Written exercise >> Please set down all the lines beneath this one exactly, without the pictures.

--- START OF Data ---

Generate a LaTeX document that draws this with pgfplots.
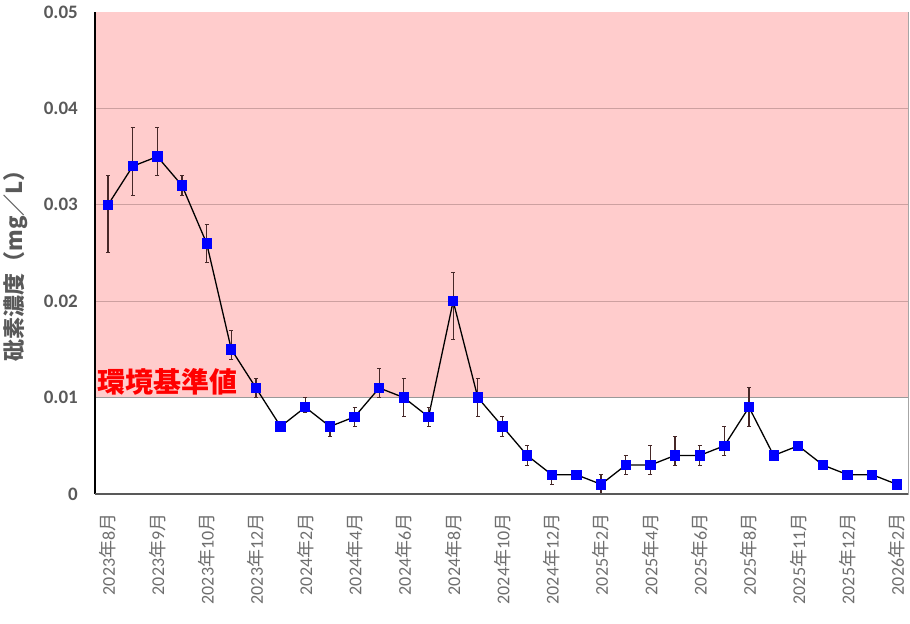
\documentclass[border=0pt]{standalone}
\usepackage{fontspec}
\setmainfont{Carlito}
\newfontfamily\cjk{Noto Sans CJK JP}
\usepackage{pgfplots}
\usepackage{pgfplotstable}
\pgfplotsset{compat=1.18}

\definecolor{pinkc}{RGB}{255,204,204}
\definecolor{gridc}{RGB}{205,160,160}
\definecolor{txtc}{RGB}{89,89,89}
\definecolor{xtxtc}{RGB}{110,110,110}
\definecolor{errc}{RGB}{70,40,40}

\newcommand{\ym}[2]{#1{\cjk 年}#2{\cjk 月}}

\pgfplotstableread{
x y ep em
0 0.030 0.003 0.005
1 0.034 0.004 0.003
2 0.035 0.003 0.002
3 0.032 0.001 0.001
4 0.026 0.002 0.002
5 0.015 0.002 0.001
6 0.011 0.001 0.001
7 0.007 0 0
8 0.009 0.001 0.0005
9 0.007 0.0005 0.001
10 0.008 0.001 0.001
11 0.011 0.002 0.001
12 0.010 0.002 0.002
13 0.008 0.001 0.001
14 0.020 0.003 0.004
15 0.010 0.002 0.002
16 0.007 0.001 0.001
17 0.004 0.001 0.001
18 0.002 0 0.001
19 0.002 0 0
20 0.001 0.001 0.001
21 0.003 0.001 0.001
22 0.003 0.002 0.001
23 0.004 0.002 0.001
24 0.004 0.001 0.001
25 0.005 0.002 0.001
26 0.009 0.002 0.002
27 0.004 0 0
28 0.005 0 0
29 0.003 0 0
30 0.002 0 0
31 0.002 0 0
32 0.001 0 0
}\data

\begin{document}
\begin{tikzpicture}
\begin{axis}[
  scale only axis,
  width=813pt, height=482pt,
  xmin=-0.53, xmax=32.45,
  ymin=0, ymax=0.05,
  axis line style={draw=gray!70, line width=0.6pt},
  major tick length=0pt,
  ytick={0,0.01,0.02,0.03,0.04,0.05},
  yticklabels={0,0.01,0.02,0.03,0.04,0.05},
  yticklabel style={font=\fontsize{19}{19}\selectfont\bfseries, text=txtc, xshift=-16pt, inner sep=1pt},
  xtick={0,2,...,32},
  xticklabels={\ym{2023}{8},\ym{2023}{9},\ym{2023}{10},\ym{2023}{12},\ym{2024}{2},\ym{2024}{4},\ym{2024}{6},\ym{2024}{8},\ym{2024}{10},\ym{2024}{12},\ym{2025}{2},\ym{2025}{4},\ym{2025}{6},\ym{2025}{8},\ym{2025}{11},\ym{2025}{12},\ym{2026}{2}},
  xticklabel style={rotate=90, anchor=east, font=\fontsize{18}{18}\selectfont, text=xtxtc, xshift=-16pt},
  clip=false,
]
  \addplot[draw=none, fill=pinkc, forget plot] coordinates {(-0.53,0.01) (32.45,0.01) (32.45,0.05) (-0.53,0.05)} -- cycle;
  \addplot[gridc, line width=0.7pt, forget plot] coordinates {(-0.53,0.02) (32.45,0.02)};
  \addplot[gridc, line width=0.7pt, forget plot] coordinates {(-0.53,0.03) (32.45,0.03)};
  \addplot[gridc, line width=0.7pt, forget plot] coordinates {(-0.53,0.04) (32.45,0.04)};
  \addplot[gray!80, line width=0.8pt, forget plot] coordinates {(-0.53,0.01) (32.45,0.01)};

  \addplot[black, line width=1.3pt, mark=square*, mark size=4.5pt,
    mark options={fill=blue, draw=blue, solid},
    error bars/.cd, y dir=both, y explicit,
    error bar style={errc, line width=1.2pt},
    error mark options={rotate=90, mark size=2pt, errc, line width=1pt}]
    table[x=x, y=y, y error plus=ep, y error minus=em]{\data};

  \draw[black, line width=2pt] (rel axis cs:0,0) -- (rel axis cs:0,1);
  \draw[txtc, line width=2pt] (rel axis cs:0,0) -- (rel axis cs:1,0);

  \node[anchor=base west, text=red, font=\cjk\fontsize{28}{28}\selectfont\bfseries, inner sep=0pt]
    at (axis cs:-0.42,0.0105) {環境基準値};
  \node[rotate=90, anchor=center, text=txtc, font=\cjk\fontsize{22}{22}\selectfont\bfseries]
    at ([xshift=-79pt]rel axis cs:0,0.485) {砒素濃度（mg／L）};
\end{axis}
\pgfresetboundingbox
\path ([shift={(-95pt,-130pt)}]current axis.south west) rectangle ([shift={(2pt,12pt)}]current axis.north east);
\end{tikzpicture}
\end{document}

--- END OF Data ---

Answer for this exercise >>
Generate a LaTeX document that draws this with pgfplots.
\documentclass[border=0pt]{standalone}
\usepackage{fontspec}
\setmainfont{Carlito}
\newfontfamily\cjk{Noto Sans CJK JP}
\usepackage{pgfplots}
\usepackage{pgfplotstable}
\pgfplotsset{compat=1.18}

\definecolor{pinkc}{RGB}{255,204,204}
\definecolor{gridc}{RGB}{205,160,160}
\definecolor{txtc}{RGB}{89,89,89}
\definecolor{xtxtc}{RGB}{110,110,110}
\definecolor{errc}{RGB}{70,40,40}

\newcommand{\ym}[2]{#1{\cjk 年}#2{\cjk 月}}

\pgfplotstableread{
x y ep em
0 0.030 0.003 0.005
1 0.034 0.004 0.003
2 0.035 0.003 0.002
3 0.032 0.001 0.001
4 0.026 0.002 0.002
5 0.015 0.002 0.001
6 0.011 0.001 0.001
7 0.007 0 0
8 0.009 0.001 0.0005
9 0.007 0.0005 0.001
10 0.008 0.001 0.001
11 0.011 0.002 0.001
12 0.010 0.002 0.002
13 0.008 0.001 0.001
14 0.020 0.003 0.004
15 0.010 0.002 0.002
16 0.007 0.001 0.001
17 0.004 0.001 0.001
18 0.002 0 0.001
19 0.002 0 0
20 0.001 0.001 0.001
21 0.003 0.001 0.001
22 0.003 0.002 0.001
23 0.004 0.002 0.001
24 0.004 0.001 0.001
25 0.005 0.002 0.001
26 0.009 0.002 0.002
27 0.004 0 0
28 0.005 0 0
29 0.003 0 0
30 0.002 0 0
31 0.002 0 0
32 0.001 0 0
}\data

\begin{document}
\begin{tikzpicture}
\begin{axis}[
  scale only axis,
  width=813pt, height=482pt,
  xmin=-0.53, xmax=32.45,
  ymin=0, ymax=0.05,
  axis line style={draw=gray!70, line width=0.6pt},
  major tick length=0pt,
  ytick={0,0.01,0.02,0.03,0.04,0.05},
  yticklabels={0,0.01,0.02,0.03,0.04,0.05},
  yticklabel style={font=\fontsize{19}{19}\selectfont\bfseries, text=txtc, xshift=-16pt, inner sep=1pt},
  xtick={0,2,...,32},
  xticklabels={\ym{2023}{8},\ym{2023}{9},\ym{2023}{10},\ym{2023}{12},\ym{2024}{2},\ym{2024}{4},\ym{2024}{6},\ym{2024}{8},\ym{2024}{10},\ym{2024}{12},\ym{2025}{2},\ym{2025}{4},\ym{2025}{6},\ym{2025}{8},\ym{2025}{11},\ym{2025}{12},\ym{2026}{2}},
  xticklabel style={rotate=90, anchor=east, font=\fontsize{18}{18}\selectfont, text=xtxtc, xshift=-16pt},
  clip=false,
]
  \addplot[draw=none, fill=pinkc, forget plot] coordinates {(-0.53,0.01) (32.45,0.01) (32.45,0.05) (-0.53,0.05)} -- cycle;
  \addplot[gridc, line width=0.7pt, forget plot] coordinates {(-0.53,0.02) (32.45,0.02)};
  \addplot[gridc, line width=0.7pt, forget plot] coordinates {(-0.53,0.03) (32.45,0.03)};
  \addplot[gridc, line width=0.7pt, forget plot] coordinates {(-0.53,0.04) (32.45,0.04)};
  \addplot[gray!80, line width=0.8pt, forget plot] coordinates {(-0.53,0.01) (32.45,0.01)};

  \addplot[black, line width=1.3pt, mark=square*, mark size=4.5pt,
    mark options={fill=blue, draw=blue, solid},
    error bars/.cd, y dir=both, y explicit,
    error bar style={errc, line width=1.2pt},
    error mark options={rotate=90, mark size=2pt, errc, line width=1pt}]
    table[x=x, y=y, y error plus=ep, y error minus=em]{\data};

  \draw[black, line width=2pt] (rel axis cs:0,0) -- (rel axis cs:0,1);
  \draw[txtc, line width=2pt] (rel axis cs:0,0) -- (rel axis cs:1,0);

  \node[anchor=base west, text=red, font=\cjk\fontsize{28}{28}\selectfont\bfseries, inner sep=0pt]
    at (axis cs:-0.42,0.0105) {環境基準値};
  \node[rotate=90, anchor=center, text=txtc, font=\cjk\fontsize{22}{22}\selectfont\bfseries]
    at ([xshift=-79pt]rel axis cs:0,0.485) {砒素濃度（mg／L）};
\end{axis}
\pgfresetboundingbox
\path ([shift={(-95pt,-130pt)}]current axis.south west) rectangle ([shift={(2pt,12pt)}]current axis.north east);
\end{tikzpicture}
\end{document}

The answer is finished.